Planned Parenthood Advocates of Wisconsin executive director Mike Murray argued the court’s decision to review Mississippi’s 15-week abortion ban reinforces the need for that bill.

“Wisconsin already has some of the strictest abortion restrictions in the country, and access to reproductive health care remains out of reach for many in our state,” Murray said in a statement. “We call on our elected leaders to ensure that people in Wisconsin can access abortion care when they need it, regardless of who is on the Supreme Court.”

What does this mean for upcoming elections?

Both sides agree there’s a lot at stake in 2022.
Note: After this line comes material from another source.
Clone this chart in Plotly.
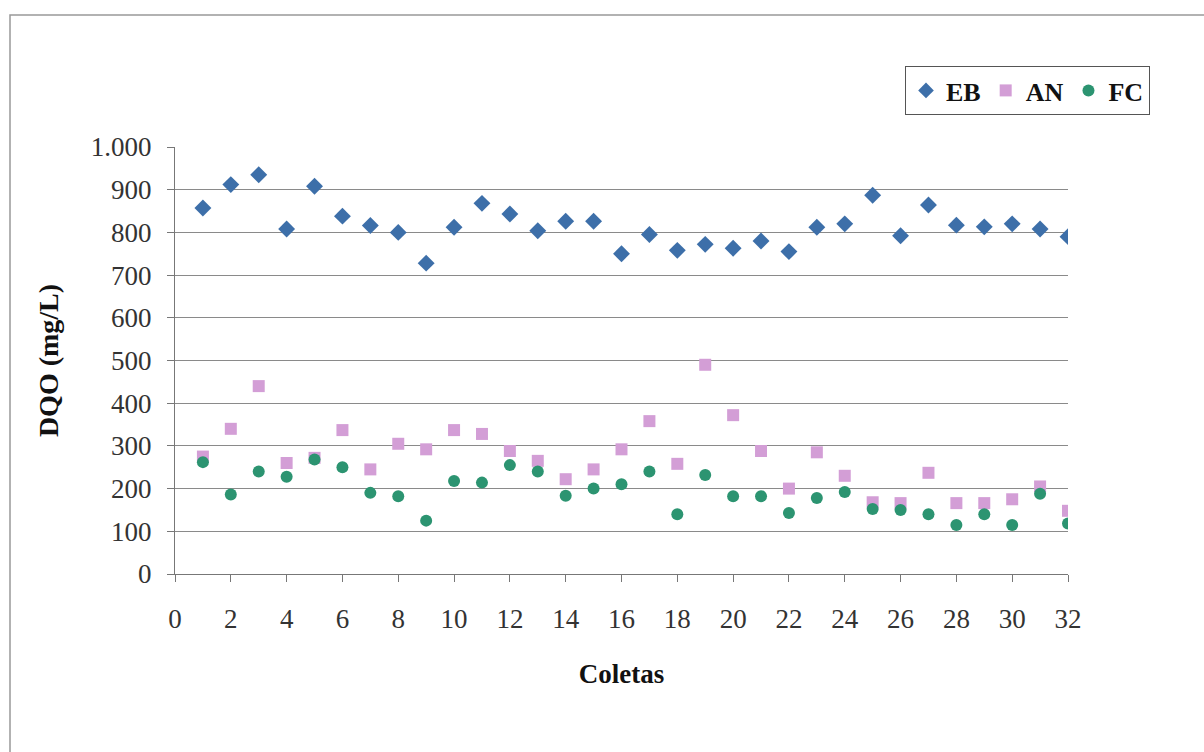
import plotly.graph_objects as go

coletas = list(range(1, 33))
eb = [857, 912, 935, 808, 908, 838, 816, 800, 728, 812, 868, 843, 804, 826, 826, 750,
      795, 758, 772, 763, 780, 755, 812, 820, 887, 792, 864, 817, 813, 820, 808, 790]
an = [275, 340, 440, 260, 272, 337, 245, 305, 292, 337, 328, 288, 265, 222, 245, 292,
      358, 258, 490, 372, 288, 200, 285, 230, 168, 166, 237, 166, 166, 175, 205, 148]
fc = [262, 186, 240, 228, 268, 250, 190, 182, 125, 218, 214, 255, 240, 183, 200, 210,
      240, 140, 232, 182, 182, 143, 178, 192, 152, 150, 140, 115, 140, 115, 188, 118]

W, H = 1204, 752
L, R, T, B = 175, 1068, 147, 574

fig = go.Figure()
fig.add_trace(go.Scatter(x=coletas, y=eb, mode="markers", name="<b>EB</b>",
                         marker=dict(symbol="diamond", size=13, color="#3D6FA9")))
fig.add_trace(go.Scatter(x=coletas, y=an, mode="markers", name="<b>AN</b>",
                         marker=dict(symbol="square", size=12, color="#D39ED6")))
fig.add_trace(go.Scatter(x=coletas, y=fc, mode="markers", name="<b>FC</b>",
                         marker=dict(symbol="circle", size=12, color="#2C9471")))

serif = "Liberation Serif, Times New Roman, serif"
pw, ph = R - L, B - T

def px(xp):
    return (xp - L) / pw

def py(yp):
    return (B - yp) / ph

fig.update_layout(
    width=W, height=H,
    margin=dict(l=L, r=W - R, t=T, b=H - B),
    paper_bgcolor="white", plot_bgcolor="white",
    separators=",.",
    font=dict(family=serif, color="#222222", size=26),
    showlegend=True,
    legend=dict(orientation="h", x=px(905), y=py(66), xanchor="left", yanchor="top",
                bordercolor="#555555", borderwidth=1, bgcolor="white",
                font=dict(family=serif, size=26, color="#111111"),
                itemsizing="constant", itemwidth=30, tracegroupgap=0),
    xaxis=dict(range=[0, 32], tickvals=list(range(0, 33, 2)), showgrid=False,
               zeroline=False, showline=True, linecolor="#777777", linewidth=1,
               ticks="outside", ticklen=7, tickcolor="#777777", ticklabelstandoff=14,
               tickfont=dict(family=serif, size=27, color="#333333"),
               title=dict(text="<b>Coletas</b>", font=dict(family=serif, size=27, color="#111111"),
                          standoff=30)),
    yaxis=dict(range=[0, 1000], tickvals=list(range(0, 1001, 100)), tickformat=",d",
               showgrid=True, gridcolor="#8a8a8a", gridwidth=1,
               zeroline=False, showline=True, linecolor="#777777", linewidth=1,
               ticks="outside", ticklen=7, tickcolor="#777777", ticklabelstandoff=10,
               tickfont=dict(family=serif, size=27, color="#333333"),
               title=dict(text="<b>DQO (mg/L)</b>", font=dict(family=serif, size=28, color="#111111"),
                          standoff=24)),
    shapes=[dict(type="rect", xref="paper", yref="paper",
                 x0=px(10), x1=px(1215), y0=py(15), y1=py(770),
                 line=dict(color="#999999", width=1.5), fillcolor="rgba(0,0,0,0)", layer="below")],
)

fig.write_html("out.html")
“The issue of whether or not women have a right to make their own medical decisions and a right to privacy is on the ballot in every election from now on,” Pines said. “And it’s going to be a central issue. Because the question really is, are women entitled to be full citizens whose privacy is protected, or is that only afforded men?”

Skogman, of Wisconsin Right to Life, said the organization’s goal is to be active in elections at every level.
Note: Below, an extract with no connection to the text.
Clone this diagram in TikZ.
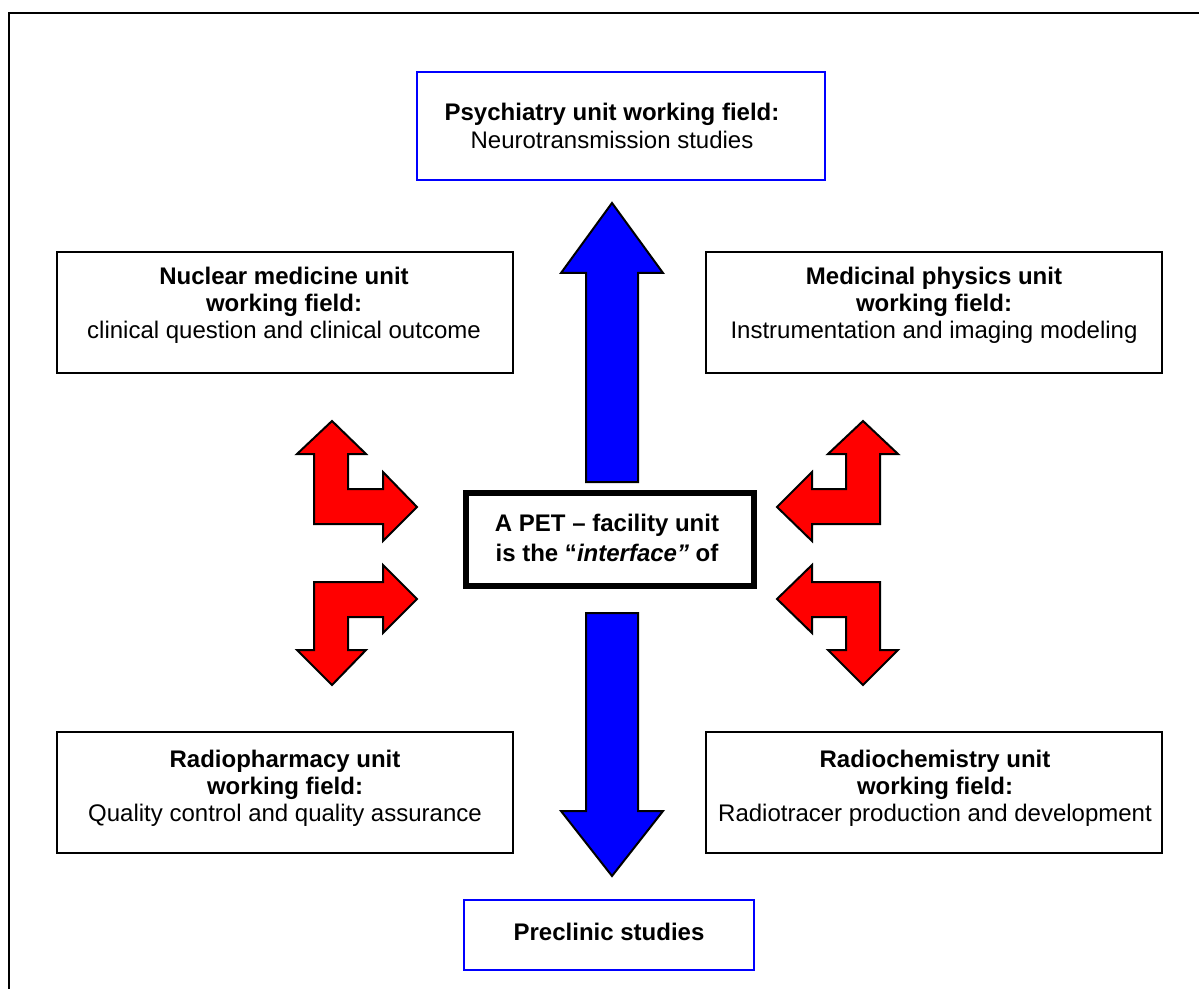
\documentclass[tikz,border=0pt]{standalone}
\usepackage{fontspec}
\setmainfont{Liberation Sans}
\begin{document}
\begin{tikzpicture}[x=0.5pt,y=-0.5pt,
  bluebox/.style={draw=blue, line width=1pt, rectangle, inner sep=0pt},
  blackbox/.style={draw=black, line width=0.75pt, rectangle, inner sep=0pt},
  corebox/.style={draw=black, line width=3pt, rectangle, inner sep=0pt},
  txt/.style={align=center, inner sep=0pt, font=\fontsize{12}{13.6}\selectfont},
  coretxt/.style={align=center, inner sep=0pt, font=\fontsize{12}{15}\selectfont\bfseries},
  bluearrow/.style={fill=blue, draw=black, line width=1pt, line join=miter},
  redarrow/.style={fill=red, draw=black, line width=1pt, line join=miter}]
\useasboundingbox (0,0) rectangle (1199,989);
\fill[white] (0,0) rectangle (1199,989);
% outer frame (only left and top visible)
\draw[line width=1pt] (9,1000) -- (9,13) -- (1210,13);

% boxes
\node[bluebox, minimum width=204pt, minimum height=54pt] (psy) at (621,126) {};
\node[blackbox, minimum width=228pt, minimum height=60.5pt] (nuc) at (285,312.5) {};
\node[blackbox, minimum width=228pt, minimum height=60.5pt] (med) at (934,312.5) {};
\node[corebox, minimum width=144pt, minimum height=46.5pt] (core) at (610,539.5) {};
\node[blackbox, minimum width=228pt, minimum height=60.5pt] (rph) at (285,792.5) {};
\node[blackbox, minimum width=228pt, minimum height=60.5pt] (rch) at (934,792.5) {};
\node[bluebox, minimum width=145pt, minimum height=35pt] (pre) at (609,935) {};

% texts
\node[txt] (psyT) at (612,126) {\textbf{Psychiatry unit working field:}\\Neurotransmission studies};
\node[txt] (nucT) at (284,305) {\textbf{Nuclear medicine unit}\\\textbf{working field:}\\clinical question and clinical outcome};
\node[txt] (medT) at (934,305) {\textbf{Medicinal physics unit}\\\textbf{working field:}\\Instrumentation and imaging modeling};
\node[coretxt] (coreT) at (607,538) {A PET -- facility unit\\is the ``\textit{interface''} of};
\node[txt] (rphT) at (285,788) {\textbf{Radiopharmacy unit}\\\textbf{working field:}\\Quality control and quality assurance};
\node[txt] (rchT) at (935,788) {\textbf{Radiochemistry unit}\\\textbf{working field:}\\Radiotracer production and development};
\node[txt] (preT) at (609,932) {\textbf{Preclinic studies}};

% blue arrows
\draw[bluearrow] (612,203) -- (663,273) -- (638,273) -- (638,482) -- (586,482) -- (586,273) -- (561,273) -- cycle;
\draw[bluearrow] (586,613) -- (638,613) -- (638,811) -- (663,811) -- (612,876) -- (561,811) -- (586,811) -- cycle;

% red bent arrows, left
\draw[redarrow] (332,421) -- (366,454) -- (348,454) -- (348,489) -- (383,489) -- (383,472) -- (417,507) -- (383,541) -- (383,524) -- (314,524) -- (314,454) -- (297,454) -- cycle;
\draw[redarrow] (314,582) -- (383,582) -- (383,565) -- (417,599) -- (383,633) -- (383,617) -- (348,617) -- (348,650) -- (366,650) -- (332,685) -- (297,650) -- (314,650) -- cycle;
% red bent arrows, right
\draw[redarrow] (863,421) -- (898,454) -- (880,454) -- (880,524) -- (812,524) -- (812,541) -- (777,507) -- (812,472) -- (812,489) -- (846,489) -- (846,454) -- (828,454) -- cycle;
\draw[redarrow] (777,599) -- (812,565) -- (812,582) -- (880,582) -- (880,650) -- (898,650) -- (863,685) -- (828,650) -- (846,650) -- (846,617) -- (812,617) -- (812,633) -- cycle;
\end{tikzpicture}
\end{document}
“We are in desperate need of leaders nationally, and with our governor, who defend the life of the unborn and tell women they have support and resources when they do choose life for their child,” Skogman said. “We know that our current governor and federal leadership do not protect the life of the unborn and do not provide the support that we would hope for at-risk mothers when they are faced with those choices.”

The first goal for pro-abortion rights voters in Wisconsin should be to reelect Evers, Pines said, characterizing the governor as the “Dutch boy with his finger in the dike.” The same is true for electing another Democrat to the U.S. Senate in 2022, he added.

“People who are concerned about the right to abortion in Wisconsin need to be concerned about two things: one, redistricting, to make sure that there’s not this extreme right-wing Legislature that acts in an authoritarian fashion, and two, who gets elected to the state Supreme Court in 2023,” Pines said.

On the anti-abortion side, Skogman said, “we are really looking for candidates who are unashamed in their support of life and of women, and make that something that’s a very integral part of their campaign — and that we have an assurance is something they will actively fight for when they are hopefully in a position in government.”